Juan siempre había entendido aquella afirmación como algo que estábamos obligados a realizar pero no lo hacíamos. Y, por lo tanto, no recibíamos el premio. Se tenía que superar esa situación con esfuerzo y sacrificio. Era difícil hacerlo. Se tenía que hacer, pero no se entendía ni se comprendía.
“Porque si amáis a los que os aman, ¿qué recompensa tenéis? ¿No hacen también lo mismo los recaudadores de impuestos? Y si saludáis solamente a vuestros hermanos, ¿qué hacéis más que otros? ¿No hacen también lo mismo los gentiles? Por tanto, sed vosotros perfectos como vuestro Padre celestial es perfecto”.
Además, esas líneas hablaban de una idea de perfección que era muy lejana a nosotros. Sin embargo, Juan entendía esos versos de una manera distinta. No era una norma que se debía alcanzar. Era una comprensión que se nos ofrecía. Era un regalo para nuestro corazón.
Nadie le podía poner puertas al amor. Nadie podía ser excluido de nuestro intercambio y de nuestra consideración. El asunto era que en esa exclusión nos partíamos el corazón nosotros mismos. Nos alejábamos del Creador. Impedíamos tener hermosas sensaciones con esas personas. Y, mucho más, cuando le llamábamos Padre Nuestro, y, ese “Nuestro” se refería a todas las criaturas.
La idea de perfectos se fundía con la idea de “completos”. La idea de perfectos se revelaba en la idea de “plenitud”. La idea de perfectos se sentía como la “unión” de todos los Hijos del Padre Celestial. Al no excluir somos “completos”, al aceptar a todos somos “plenos”, al sentirnos iguales como Hijos del Padre, estamos “unidos”.
Esa era la idea del Padre Celestial, y, esa era la idea de la autora que relataba la experiencia del Señor D (Dominante). Era un paciente que planteaba muchos problemas a las enfermeras y al equipo médico. En toda su vida había dirigido su vida familiar y su vida de trabajo, había tomado las decisiones, había dispuesto todas sus cosas según su criterio.
Tenía una grave enfermedad. Estaba muy delicado. Pero, quería seguir tomando sus propias decisiones. No aceptaba el criterio de los demás. Se molestaba, si su esposa venía en un momento inadecuado. Gritaba a las enfermeras, si entraban a cambiarle las sábanas. La reacción que provocaba era de completo rechazo.
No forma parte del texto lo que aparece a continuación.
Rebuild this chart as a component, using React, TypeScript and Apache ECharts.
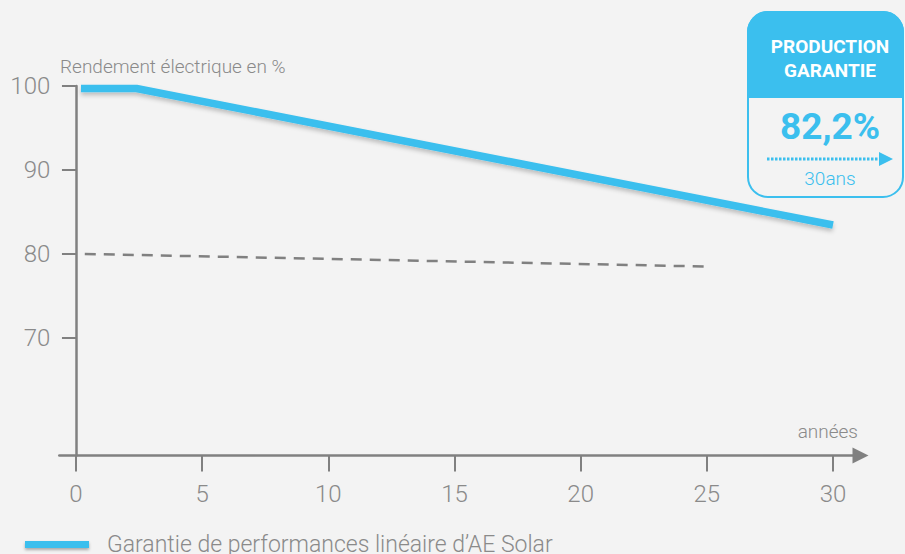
import React, { useEffect, useRef } from "react";
import * as echarts from "echarts";

const xTicks = [0, 5, 10, 15, 20, 25, 30];
const yTicks = [70, 80, 90, 100];
const warrantyYears = [0.2, 2.4, 30];
const warrantyValues = [99.7, 99.7, 83.45];
const standardYears = [0.35, 25];
const standardValues = [80, 78.5];
const warrantyName = "Garantie de performances linéaire d’AE Solar";
const yAxisTitle = "Rendement électrique en %";
const xAxisTitle = "années";
const boxTitle1 = "PRODUCTION";
const boxTitle2 = "GARANTIE";
const boxValue = "82,2%";
const boxYears = "30ans";

const BLUE = "#3bbfee";
const GREY = "#808080";
const TXT = "#8a8a8a";
const BG = "#f3f3f3";
const FONT = "Roboto";

export default function App() {
  const ref = useRef<HTMLDivElement>(null);
  useEffect(() => {
    if (!ref.current) return;
    const chart = echarts.init(ref.current, undefined, { renderer: "svg" });
    const option: any = {
      animation: false,
      backgroundColor: BG,
      grid: { left: 59.3, right: 44.5, top: 86, bottom: 98.5, containLabel: false, outerBoundsMode: "none" },
      xAxis: {
        type: "value",
        min: -0.66,
        max: 31.09,
        splitLine: { show: false },
        axisLine: {
          show: true,
          lineStyle: { color: GREY, width: 2.5 },
          symbol: ["none", "triangle"],
          symbolSize: [16, 16],
        },
        axisTick: {
          show: true,
          customValues: xTicks,
          length: 16,
          lineStyle: { color: GREY, width: 2 },
        },
        axisLabel: {
          customValues: xTicks,
          margin: 26,
          fontSize: 24,
          fontFamily: FONT,
          fontWeight: 300,
          color: TXT,
        },
      },
      yAxis: {
        type: "value",
        min: 56,
        max: 100,
        splitLine: { show: false },
        axisLine: {
          show: true,
          onZero: true,
          lineStyle: { color: GREY, width: 2.5 },
        },
        axisTick: {
          show: true,
          customValues: yTicks,
          length: 14,
          lineStyle: { color: GREY, width: 2 },
        },
        axisLabel: {
          customValues: yTicks,
          margin: 9,
          fontSize: 24,
          fontFamily: FONT,
          fontWeight: 300,
          color: TXT,
        },
      },
      legend: {
        data: [warrantyName],
        left: 25,
        top: 533,
        padding: 0,
        icon: "rect",
        itemWidth: 64,
        itemHeight: 7,
        itemGap: 18,
        textStyle: { fontSize: 23, fontFamily: FONT, fontWeight: 300, color: TXT, padding: [0, 0, 0, 13] },
        itemStyle: { shadowColor: "rgba(0,0,0,0.3)", shadowBlur: 3, shadowOffsetY: 2 },
      },
      series: [
        {
          name: warrantyName,
          type: "line",
          symbol: "none",
          data: warrantyYears.map((x, i) => [x, warrantyValues[i]]),
          lineStyle: {
            color: BLUE,
            width: 7.5,
            cap: "butt",
            shadowColor: "rgba(0,0,0,0.22)",
            shadowBlur: 4,
            shadowOffsetY: 3,
          },
          itemStyle: { color: BLUE },
          z: 3,
        },
        {
          name: "standard",
          type: "line",
          symbol: "none",
          data: standardYears.map((x, i) => [x, standardValues[i]]),
          lineStyle: { color: GREY, width: 2.5, type: [11, 8] },
          itemStyle: { color: GREY },
          z: 2,
        },
      ],
      graphic: [
        {
          type: "text",
          left: 60,
          top: 57,
          style: { text: yAxisTitle, fontSize: 19, fontFamily: FONT, fontWeight: 300, fill: TXT },
        },
        {
          type: "text",
          x: 858,
          y: 431,
          style: { text: xAxisTitle, fontSize: 19, fontFamily: FONT, fontWeight: 300, fill: TXT, align: "right", verticalAlign: "middle" },
        },
        {
          type: "rect",
          shape: { x: 748, y: 12, width: 155, height: 185, r: 20 },
          style: { fill: BG, stroke: BLUE, lineWidth: 2 },
        },
        {
          type: "rect",
          shape: { x: 747, y: 11, width: 157, height: 87, r: [21, 21, 0, 0] },
          style: { fill: BLUE },
        },
        {
          type: "text",
          x: 830,
          y: 46,
          style: { text: boxTitle1, fontSize: 19, fontFamily: FONT, fontWeight: "bold", fill: "#ffffff", align: "center", verticalAlign: "middle" },
        },
        {
          type: "text",
          x: 830,
          y: 70,
          style: { text: boxTitle2, fontSize: 19, fontFamily: FONT, fontWeight: "bold", fill: "#ffffff", align: "center", verticalAlign: "middle" },
        },
        {
          type: "text",
          x: 830,
          y: 126,
          style: { text: boxValue, fontSize: 37, fontFamily: FONT, fontWeight: "bold", fill: BLUE, align: "center", verticalAlign: "middle" },
        },
        {
          type: "line",
          shape: { x1: 767, y1: 159, x2: 880, y2: 159 },
          style: { stroke: BLUE, lineWidth: 3, lineDash: [2.5, 1.5] },
        },
        {
          type: "polygon",
          shape: { points: [[879, 152], [893, 159], [879, 166]] },
          style: { fill: BLUE },
        },
        {
          type: "text",
          x: 830,
          y: 178,
          style: { text: boxYears, fontSize: 19, fontFamily: FONT, fontWeight: 300, fill: BLUE, align: "center", verticalAlign: "middle" },
        },
      ],
    };
    chart.setOption(option);
    return () => chart.dispose();
  }, []);
  return (
    <div
      ref={ref}
      style={{ position: "fixed", left: 0, top: 0, width: 905, height: 554, background: BG }}
    />
  );
}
Trataban de no molestarlo y de tener el menor contacto posible con él. Sin embargo, la doctora, con una carga muy fuerte de humanismo, trataba de hacer ver a las enfermeras y a sus familiares que era una persona que estaba sufriendo terriblemente. Se tenía que hacer algo para aliviarle esas tensiones internas.
Pusieron una nueva estrategia. Su familia decidió llamarle por teléfono para pedirle la hora más propicia para visitarlo. Las enfermeras le dijeron que les informara cuándo le vendría bien que le cambiaran las sábanas. Le pidieron las horas para realizarle las extracciones de sangre y las inyecciones de medicación.
El enfermo siempre tomaba las decisiones. Y una cosa muy extraña sucedió. El enfermo les indicó el horario que normalmente tenían las enfermeras para realizar las pruebas y cambiar las sabanas. Un horario parecido a las visitas de su familia. Pero, el enfermo entendía que era él quién decidía.
Cuando todo el mundo le rechazaba. Cuando todo el mundo trataba de cerrar la puerta de su habitación para no molestar. Cuando la soledad caía sobre aquella persona, una mente ayudadora pensaba en el vacío de aquel hombre, pensaba en la esclavitud de aquella persona. No había aprendido a gozar de la decisión de los demás.
En esa situación delicada de su enfermedad terminal, esa doctora ayudadora comprendía que esos tipos de pacientes dominadores eran los que estaban más solos. No sólo porque eran difíciles de tratar, sino porque por principio rechazaban y sólo aceptaban cuando era bajo sus condiciones.
Juan entendía a esa doctora. Lo normal era reaccionar bruscamente frente a las exigencias y a las condiciones que imponían. Sin embargo, esa doctora le hizo ver lo que él no veía: la profunda soledad en la que vivían. Provocaban rechazo y disgusto, y, no obstante, eran los pacientes más desesperados de todos.
Juan, desde esa comprensión, enviaba a ese tipo de personas toda su paz y su cariño. Y su mirada irradiaba una solemne simpatía por aquellas personas esclavizadas por su genio, por su decisión y por su tiranía. En esa mirada veía la mirada divina. En esa mirada, veía la perfección: a nadie excluía.